La pause dans l’escalade commerciale consentie par les deux camps n’est qu’une étape dans l’affrontement sino-américain. Chacune des parties a bien conscience qu’elle ne peut rester aussi dépendante de son rival stratégique. Pour les États-Unis, cela signifie de trouver de nouveaux distributeurs dans le reste du monde, avec des conditions tarifaires équivalentes à celles proposées par la Chine. Pour la Chine, de continuer la course au rattrapage technologique dans les domaines où elle accuse encore du retard, pour se libérer des entraves posées par les États-Unis, qui cherchent à la freiner. 
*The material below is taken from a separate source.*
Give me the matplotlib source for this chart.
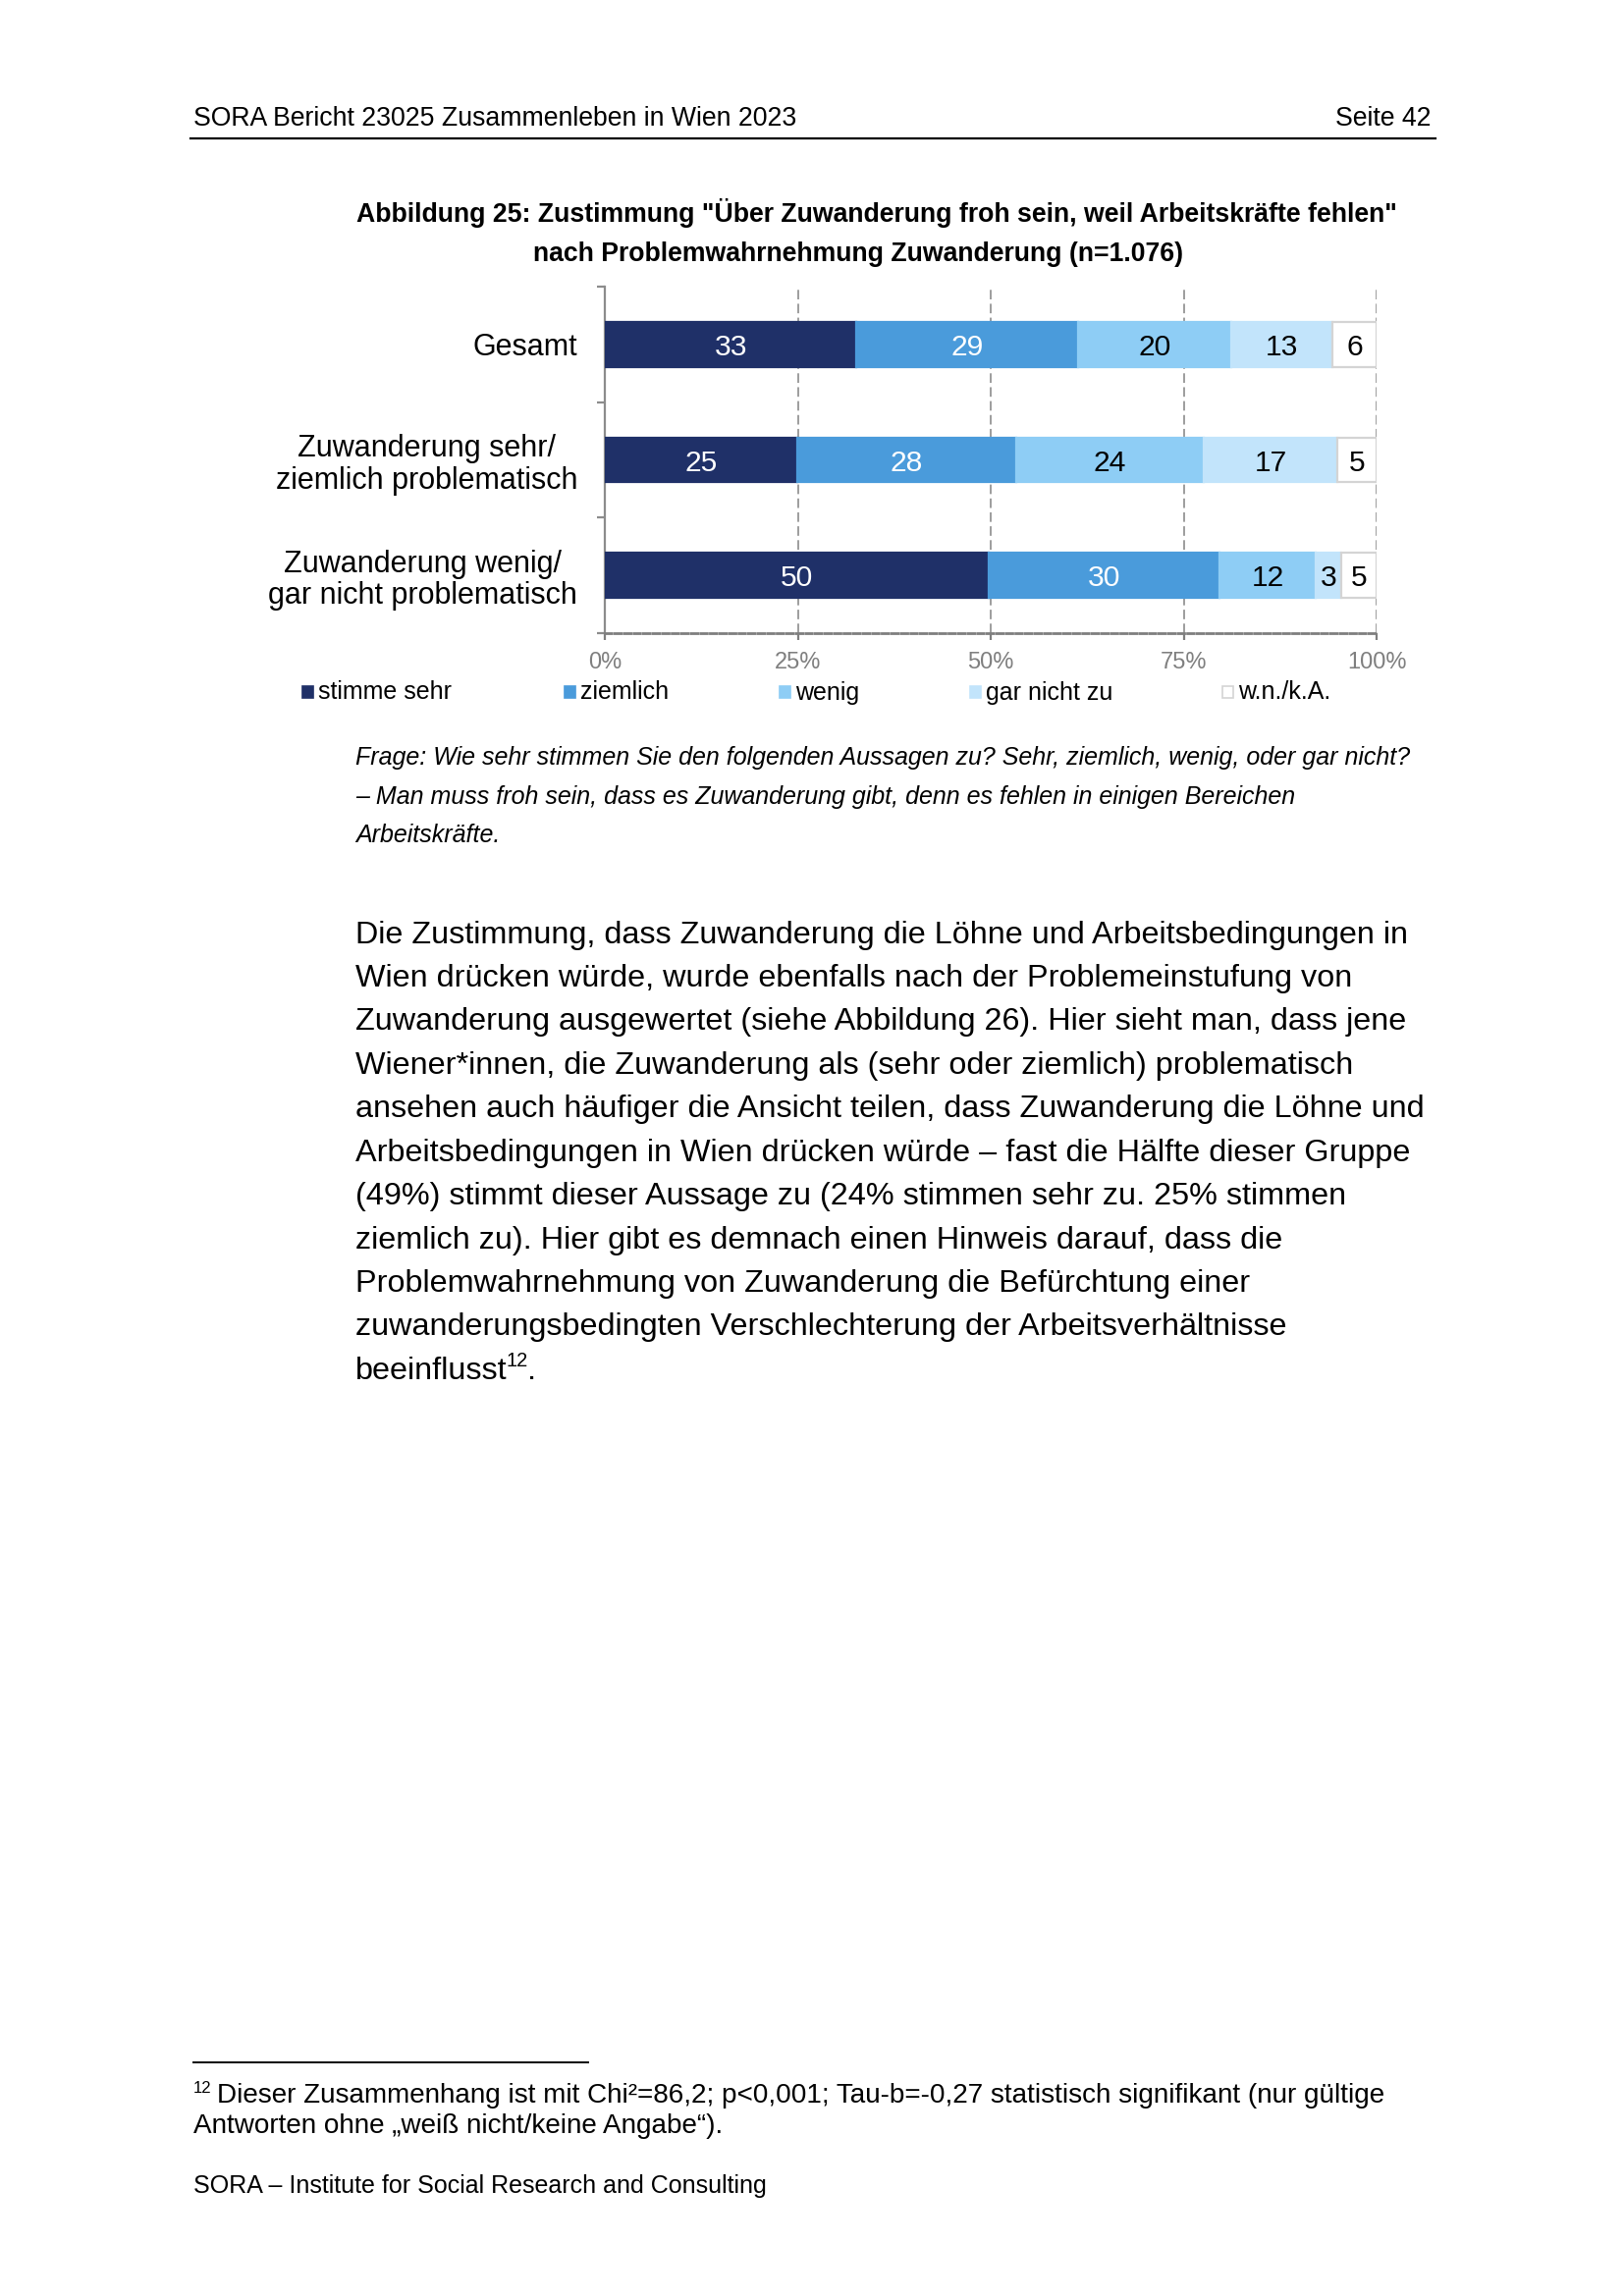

Dans cet affrontement qui ne fait pour l’instant que des perdants, les enjeux de négociations sont nombreux et multiformes. Trump ne s’est jamais caché d’utiliser l’arme des droits de douane comme un instrument pouvant dépasser la sphère commerciale. La Chine est ainsi visée non seulement pour ses pratiques commerciales déloyales, mais aussi pour son rôle dans la crise du fentanyl, dont elle exporte les composants chimiques nécessaires à la fabrication. Extraction et raffinage des terres rares, circuits intégrés, puces et microprocesseurs de dernière génération, accès au marché, protection intellectuelle, niveau du yuan : tous ces sujets peuvent et feront sûrement l’objet de nouvelles discussions. On ne peut exclure dans ce cas, de nouvelles phases d’accélération des tensions, notamment si Donald Trump juge que les concessions chinoises ne sont pas à la hauteur du « super deal » qu’il espère. Les négociations ne font que commencer.